=== EXCERPTED DATA ===
>> START
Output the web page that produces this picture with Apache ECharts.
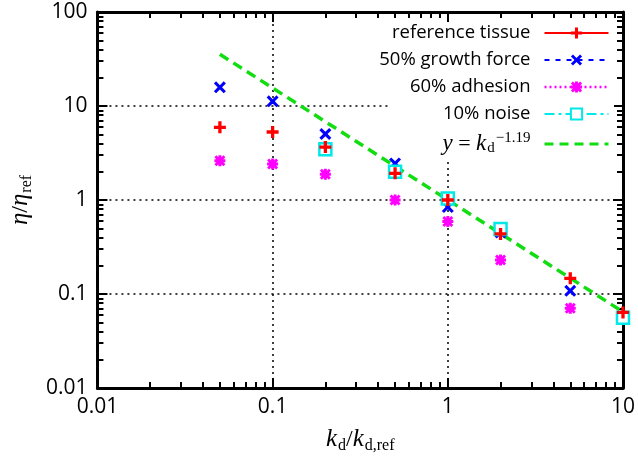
>> END
>> START
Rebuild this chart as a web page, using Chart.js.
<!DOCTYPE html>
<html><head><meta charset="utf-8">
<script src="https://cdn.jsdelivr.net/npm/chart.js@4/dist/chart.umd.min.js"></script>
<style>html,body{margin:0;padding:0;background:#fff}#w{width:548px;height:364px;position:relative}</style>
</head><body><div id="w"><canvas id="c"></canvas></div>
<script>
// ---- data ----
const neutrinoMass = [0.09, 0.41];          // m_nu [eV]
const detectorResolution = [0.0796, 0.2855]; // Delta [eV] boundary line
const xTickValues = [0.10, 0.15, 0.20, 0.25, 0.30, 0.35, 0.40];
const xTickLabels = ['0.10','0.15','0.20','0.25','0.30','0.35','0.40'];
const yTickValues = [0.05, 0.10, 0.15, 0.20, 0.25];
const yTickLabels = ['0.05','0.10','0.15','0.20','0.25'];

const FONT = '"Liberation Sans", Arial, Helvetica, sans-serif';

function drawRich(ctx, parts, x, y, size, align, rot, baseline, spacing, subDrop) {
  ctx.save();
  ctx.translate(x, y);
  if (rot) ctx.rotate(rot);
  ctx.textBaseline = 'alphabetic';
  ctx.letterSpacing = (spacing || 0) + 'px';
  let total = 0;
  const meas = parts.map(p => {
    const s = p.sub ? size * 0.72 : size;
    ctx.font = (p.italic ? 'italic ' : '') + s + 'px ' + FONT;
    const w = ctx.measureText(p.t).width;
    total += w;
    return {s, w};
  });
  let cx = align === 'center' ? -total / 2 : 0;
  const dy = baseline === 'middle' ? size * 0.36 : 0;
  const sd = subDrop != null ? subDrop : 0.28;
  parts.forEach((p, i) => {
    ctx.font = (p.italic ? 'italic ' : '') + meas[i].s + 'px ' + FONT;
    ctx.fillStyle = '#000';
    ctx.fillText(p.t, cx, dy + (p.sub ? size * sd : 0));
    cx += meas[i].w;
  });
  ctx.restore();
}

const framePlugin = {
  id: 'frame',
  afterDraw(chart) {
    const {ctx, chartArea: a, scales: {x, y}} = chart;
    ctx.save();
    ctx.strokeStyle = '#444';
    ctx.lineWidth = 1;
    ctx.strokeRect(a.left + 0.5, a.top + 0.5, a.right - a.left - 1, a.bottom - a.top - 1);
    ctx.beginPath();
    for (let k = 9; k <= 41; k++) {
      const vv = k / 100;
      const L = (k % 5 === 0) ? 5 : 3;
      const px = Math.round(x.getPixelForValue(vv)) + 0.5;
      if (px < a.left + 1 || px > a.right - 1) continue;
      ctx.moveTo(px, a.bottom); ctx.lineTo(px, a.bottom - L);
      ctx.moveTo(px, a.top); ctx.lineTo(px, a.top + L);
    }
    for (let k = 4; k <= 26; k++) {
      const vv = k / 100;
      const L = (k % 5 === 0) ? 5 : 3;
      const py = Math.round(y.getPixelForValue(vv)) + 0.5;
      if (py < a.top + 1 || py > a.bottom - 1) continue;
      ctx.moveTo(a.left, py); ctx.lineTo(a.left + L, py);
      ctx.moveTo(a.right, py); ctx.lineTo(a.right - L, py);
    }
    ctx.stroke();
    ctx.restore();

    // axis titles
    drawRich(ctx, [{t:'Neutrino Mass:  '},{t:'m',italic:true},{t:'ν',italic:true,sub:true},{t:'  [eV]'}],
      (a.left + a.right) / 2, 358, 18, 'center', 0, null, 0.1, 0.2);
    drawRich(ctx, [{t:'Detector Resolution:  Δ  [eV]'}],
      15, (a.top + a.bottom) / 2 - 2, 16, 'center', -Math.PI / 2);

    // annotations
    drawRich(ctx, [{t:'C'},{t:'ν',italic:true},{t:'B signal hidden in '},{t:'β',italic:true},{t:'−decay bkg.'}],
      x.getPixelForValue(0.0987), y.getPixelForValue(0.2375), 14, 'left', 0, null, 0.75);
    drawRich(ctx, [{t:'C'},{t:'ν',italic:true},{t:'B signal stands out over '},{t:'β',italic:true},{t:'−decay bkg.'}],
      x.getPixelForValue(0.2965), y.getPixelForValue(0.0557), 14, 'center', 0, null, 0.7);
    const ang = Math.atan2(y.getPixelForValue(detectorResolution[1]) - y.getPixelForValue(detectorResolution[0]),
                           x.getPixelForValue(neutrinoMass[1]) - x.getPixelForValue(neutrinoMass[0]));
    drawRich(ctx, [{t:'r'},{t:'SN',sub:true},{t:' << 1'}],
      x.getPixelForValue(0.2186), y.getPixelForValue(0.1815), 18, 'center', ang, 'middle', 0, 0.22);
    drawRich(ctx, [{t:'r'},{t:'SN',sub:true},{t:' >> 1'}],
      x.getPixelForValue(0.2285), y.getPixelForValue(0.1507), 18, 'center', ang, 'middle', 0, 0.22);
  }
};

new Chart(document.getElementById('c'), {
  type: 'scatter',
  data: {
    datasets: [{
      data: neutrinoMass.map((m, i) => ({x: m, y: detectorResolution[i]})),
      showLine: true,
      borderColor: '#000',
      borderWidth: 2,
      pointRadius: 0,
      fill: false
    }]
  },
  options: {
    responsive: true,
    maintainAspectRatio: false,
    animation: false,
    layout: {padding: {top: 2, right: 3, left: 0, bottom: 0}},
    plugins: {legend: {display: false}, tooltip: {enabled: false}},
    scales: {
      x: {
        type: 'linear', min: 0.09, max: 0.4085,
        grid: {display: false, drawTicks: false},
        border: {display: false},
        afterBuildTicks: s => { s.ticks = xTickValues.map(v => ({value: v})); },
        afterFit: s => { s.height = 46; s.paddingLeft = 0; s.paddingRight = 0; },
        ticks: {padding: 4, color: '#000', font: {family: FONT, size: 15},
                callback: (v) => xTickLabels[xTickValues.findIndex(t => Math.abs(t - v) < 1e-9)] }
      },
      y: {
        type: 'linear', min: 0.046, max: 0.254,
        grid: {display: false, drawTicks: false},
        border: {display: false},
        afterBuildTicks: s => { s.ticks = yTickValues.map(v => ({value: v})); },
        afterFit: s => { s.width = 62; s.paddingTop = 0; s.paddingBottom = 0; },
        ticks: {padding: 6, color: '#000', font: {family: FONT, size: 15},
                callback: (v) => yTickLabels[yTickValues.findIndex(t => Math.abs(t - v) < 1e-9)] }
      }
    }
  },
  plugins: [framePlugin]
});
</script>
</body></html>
>> END
Copy and report every line where the word "this" is present.

Output the web page that produces this picture with Apache ECharts.
Rebuild this chart as a web page, using Chart.js.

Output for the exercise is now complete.